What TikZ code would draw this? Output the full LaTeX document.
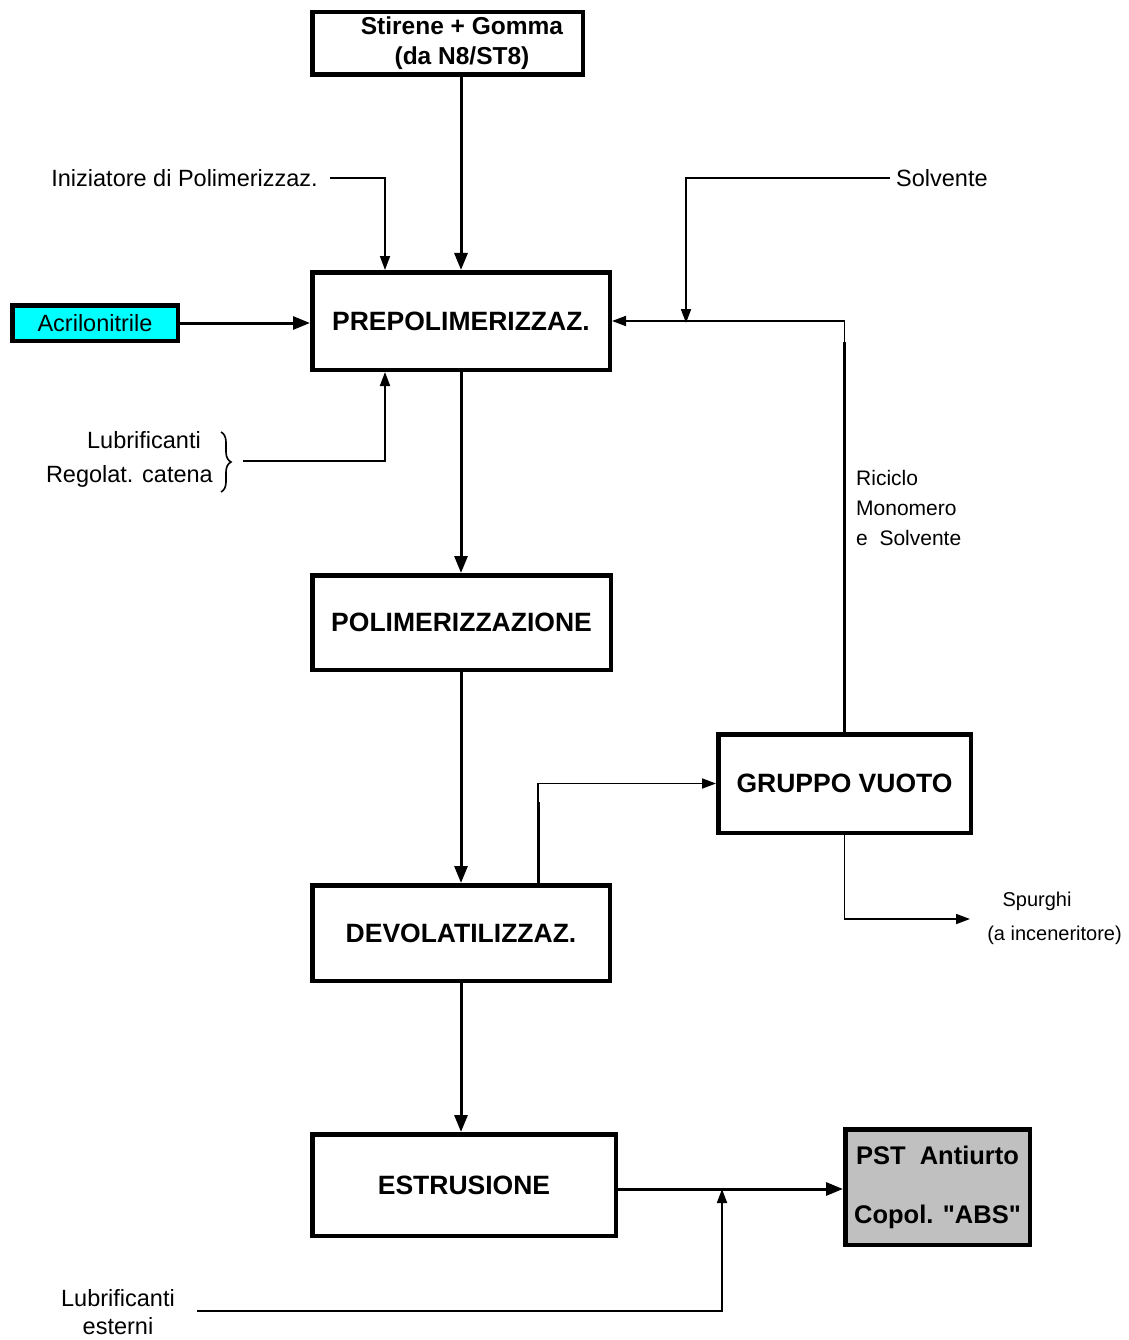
\documentclass[tikz,border=0pt]{standalone}
\usepackage{fontspec}
\setmainfont{Liberation Sans}
\newfontfamily\plainsans{Liberation Sans}
\usetikzlibrary{arrows.meta,decorations.pathreplacing}
\definecolor{cyanfill}{RGB}{0,255,255}
\definecolor{grayfill}{RGB}{192,192,192}
\begin{document}
\begin{tikzpicture}[x=1pt,y=-1pt,
  box/.style={draw,line width=4.5pt,inner sep=0pt,align=center,font=\fontsize{26.5}{30}\selectfont\bfseries},
  lbl/.style={inner sep=0pt,font=\fontsize{23.5}{28}\selectfont},
  thickc/.style={line width=3pt,-{Triangle[length=17pt,width=13pt]}},
  thinc/.style={line width=1.8pt,-{Triangle[length=14pt,width=10pt]}},
  heavy/.style={line width=3pt}]
\useasboundingbox (0,0) rectangle (1128,1340);
% boxes
\node[box,minimum width=270.5,minimum height=62.5] (stir) at (447.5,43.5) {};
\node[inner sep=0pt,align=center,font=\fontsize{24.5}{30}\selectfont\bfseries] (stirt) at (462,43.5) {Stirene + Gomma\\(da N8/ST8)};
\node[box,minimum width=297.5,minimum height=97.5] (prep) at (461,321) {PREPOLIMERIZZAZ.};
\node[box,fill=cyanfill,minimum width=165.5,minimum height=35.5,font=\fontsize{23.5}{28}\selectfont] (acr) at (95,323) {Acrilonitrile};
\node[box,minimum width=298.5,minimum height=94.5] (poli) at (461.5,622.5) {POLIMERIZZAZIONE};
\node[box,minimum width=252.5,minimum height=98.5] (gv) at (844.5,783.5) {GRUPPO VUOTO};
\node[box,minimum width=297.5,minimum height=95.5] (devo) at (461,933) {DEVOLATILIZZAZ.};
\node[box,minimum width=303.5,minimum height=101.5] (estr) at (464,1185) {ESTRUSIONE};
\node[box,fill=grayfill,minimum width=184.5,minimum height=115.5,font=\plainsans\fontsize{25.5}{59}\selectfont\bfseries] (pst) at (937.5,1187) {PST~~Antiurto\\Copol. "ABS"};
% labels
\node[lbl,anchor=east] (iniz) at (318,178) {Iniziatore di Polimerizzaz.};
\node[lbl,anchor=west] (solv) at (896,178) {Solvente};
\node[lbl,anchor=east] (lub1) at (201,440) {Lubrificanti};
\node[lbl,anchor=east] (lub2) at (213,476) {Regolat. catena};
\node[lbl,anchor=west,align=left,font=\fontsize{21}{30}\selectfont] (ric) at (856,508) {Riciclo\\Monomero\\e~~Solvente};
\node[lbl,font=\fontsize{20}{34}\selectfont] (spu1) at (1037,901) {Spurghi};
\node[lbl,anchor=east,font=\fontsize{20}{34}\selectfont] (spu2) at (1122,935) {(a inceneritore)};
\node[lbl,align=center,font=\fontsize{23.5}{28}\selectfont] (lubest) at (118,1312) {Lubrificanti\\esterni};
% helper coordinates
\coordinate (inizA) at (330,178);
\coordinate (inizB) at (385,178);
\coordinate (solvA) at (890,178);
\coordinate (solvB) at (686,178);
\coordinate (solvC) at (686,321);
\coordinate (lubA) at (243,461);
\coordinate (lubB) at (385,461);
\coordinate (devA) at (538,883);
\coordinate (devB) at (538,802);
\coordinate (recB) at (844,342);
\coordinate (gvB) at (844,919);
\coordinate (spuA) at (970,919);
\coordinate (leA) at (197,1311);
\coordinate (leB) at (722,1311);
\coordinate (leC) at (722,1189);
% brace
\draw[line width=1.6pt,decorate,decoration={brace,amplitude=10pt}] (221,432) -- (221,492);
% connectors
\draw[thickc] (stir.south -| prep.north) -- (prep.north);
\draw[thinc] (inizA) -- (inizB) -- (inizB |- prep.north);
\draw[thickc] (acr.east) -- (acr.east -| prep.west);
\draw[thinc] (solvA) -- (solvB) -- ([yshift=-2pt]solvC);
\draw[thinc] (gv.north) -- (gv.north |- prep.east) -- (prep.east);
\draw[heavy] (gv.north) -- (gv.north |- recB);
\draw[thinc] (lubA) -- (lubB) -- (lubB |- prep.south);
\draw[thickc] (prep.south) -- (prep.south |- poli.north);
\draw[thickc] (poli.south -| prep.south) -- (devo.north);
\draw[thinc] (devA) |- (gv.west);
\draw[heavy] (devA) -- (devB);
\draw[thinc] (gv.south) -- (gv.south |- gvB) -- (spuA);
\draw[thickc] (devo.south) -- (devo.south |- estr.north);
\draw[thickc] (estr.east |- leC) -- (pst.west |- leC);
\draw[thinc] (leA) -- (leB) -- (leC);
\end{tikzpicture}
\end{document}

[WRITTEN TASK]: Write out every line above exactly as it is, leaving out the pictures.

[SOLUTION TO THE PROBLEM]:
What TikZ code would draw this? Output the full LaTeX document.
\documentclass[tikz,border=0pt]{standalone}
\usepackage{fontspec}
\setmainfont{Liberation Sans}
\newfontfamily\plainsans{Liberation Sans}
\usetikzlibrary{arrows.meta,decorations.pathreplacing}
\definecolor{cyanfill}{RGB}{0,255,255}
\definecolor{grayfill}{RGB}{192,192,192}
\begin{document}
\begin{tikzpicture}[x=1pt,y=-1pt,
  box/.style={draw,line width=4.5pt,inner sep=0pt,align=center,font=\fontsize{26.5}{30}\selectfont\bfseries},
  lbl/.style={inner sep=0pt,font=\fontsize{23.5}{28}\selectfont},
  thickc/.style={line width=3pt,-{Triangle[length=17pt,width=13pt]}},
  thinc/.style={line width=1.8pt,-{Triangle[length=14pt,width=10pt]}},
  heavy/.style={line width=3pt}]
\useasboundingbox (0,0) rectangle (1128,1340);
% boxes
\node[box,minimum width=270.5,minimum height=62.5] (stir) at (447.5,43.5) {};
\node[inner sep=0pt,align=center,font=\fontsize{24.5}{30}\selectfont\bfseries] (stirt) at (462,43.5) {Stirene + Gomma\\(da N8/ST8)};
\node[box,minimum width=297.5,minimum height=97.5] (prep) at (461,321) {PREPOLIMERIZZAZ.};
\node[box,fill=cyanfill,minimum width=165.5,minimum height=35.5,font=\fontsize{23.5}{28}\selectfont] (acr) at (95,323) {Acrilonitrile};
\node[box,minimum width=298.5,minimum height=94.5] (poli) at (461.5,622.5) {POLIMERIZZAZIONE};
\node[box,minimum width=252.5,minimum height=98.5] (gv) at (844.5,783.5) {GRUPPO VUOTO};
\node[box,minimum width=297.5,minimum height=95.5] (devo) at (461,933) {DEVOLATILIZZAZ.};
\node[box,minimum width=303.5,minimum height=101.5] (estr) at (464,1185) {ESTRUSIONE};
\node[box,fill=grayfill,minimum width=184.5,minimum height=115.5,font=\plainsans\fontsize{25.5}{59}\selectfont\bfseries] (pst) at (937.5,1187) {PST~~Antiurto\\Copol. "ABS"};
% labels
\node[lbl,anchor=east] (iniz) at (318,178) {Iniziatore di Polimerizzaz.};
\node[lbl,anchor=west] (solv) at (896,178) {Solvente};
\node[lbl,anchor=east] (lub1) at (201,440) {Lubrificanti};
\node[lbl,anchor=east] (lub2) at (213,476) {Regolat. catena};
\node[lbl,anchor=west,align=left,font=\fontsize{21}{30}\selectfont] (ric) at (856,508) {Riciclo\\Monomero\\e~~Solvente};
\node[lbl,font=\fontsize{20}{34}\selectfont] (spu1) at (1037,901) {Spurghi};
\node[lbl,anchor=east,font=\fontsize{20}{34}\selectfont] (spu2) at (1122,935) {(a inceneritore)};
\node[lbl,align=center,font=\fontsize{23.5}{28}\selectfont] (lubest) at (118,1312) {Lubrificanti\\esterni};
% helper coordinates
\coordinate (inizA) at (330,178);
\coordinate (inizB) at (385,178);
\coordinate (solvA) at (890,178);
\coordinate (solvB) at (686,178);
\coordinate (solvC) at (686,321);
\coordinate (lubA) at (243,461);
\coordinate (lubB) at (385,461);
\coordinate (devA) at (538,883);
\coordinate (devB) at (538,802);
\coordinate (recB) at (844,342);
\coordinate (gvB) at (844,919);
\coordinate (spuA) at (970,919);
\coordinate (leA) at (197,1311);
\coordinate (leB) at (722,1311);
\coordinate (leC) at (722,1189);
% brace
\draw[line width=1.6pt,decorate,decoration={brace,amplitude=10pt}] (221,432) -- (221,492);
% connectors
\draw[thickc] (stir.south -| prep.north) -- (prep.north);
\draw[thinc] (inizA) -- (inizB) -- (inizB |- prep.north);
\draw[thickc] (acr.east) -- (acr.east -| prep.west);
\draw[thinc] (solvA) -- (solvB) -- ([yshift=-2pt]solvC);
\draw[thinc] (gv.north) -- (gv.north |- prep.east) -- (prep.east);
\draw[heavy] (gv.north) -- (gv.north |- recB);
\draw[thinc] (lubA) -- (lubB) -- (lubB |- prep.south);
\draw[thickc] (prep.south) -- (prep.south |- poli.north);
\draw[thickc] (poli.south -| prep.south) -- (devo.north);
\draw[thinc] (devA) |- (gv.west);
\draw[heavy] (devA) -- (devB);
\draw[thinc] (gv.south) -- (gv.south |- gvB) -- (spuA);
\draw[thickc] (devo.south) -- (devo.south |- estr.north);
\draw[thickc] (estr.east |- leC) -- (pst.west |- leC);
\draw[thinc] (leA) -- (leB) -- (leC);
\end{tikzpicture}
\end{document}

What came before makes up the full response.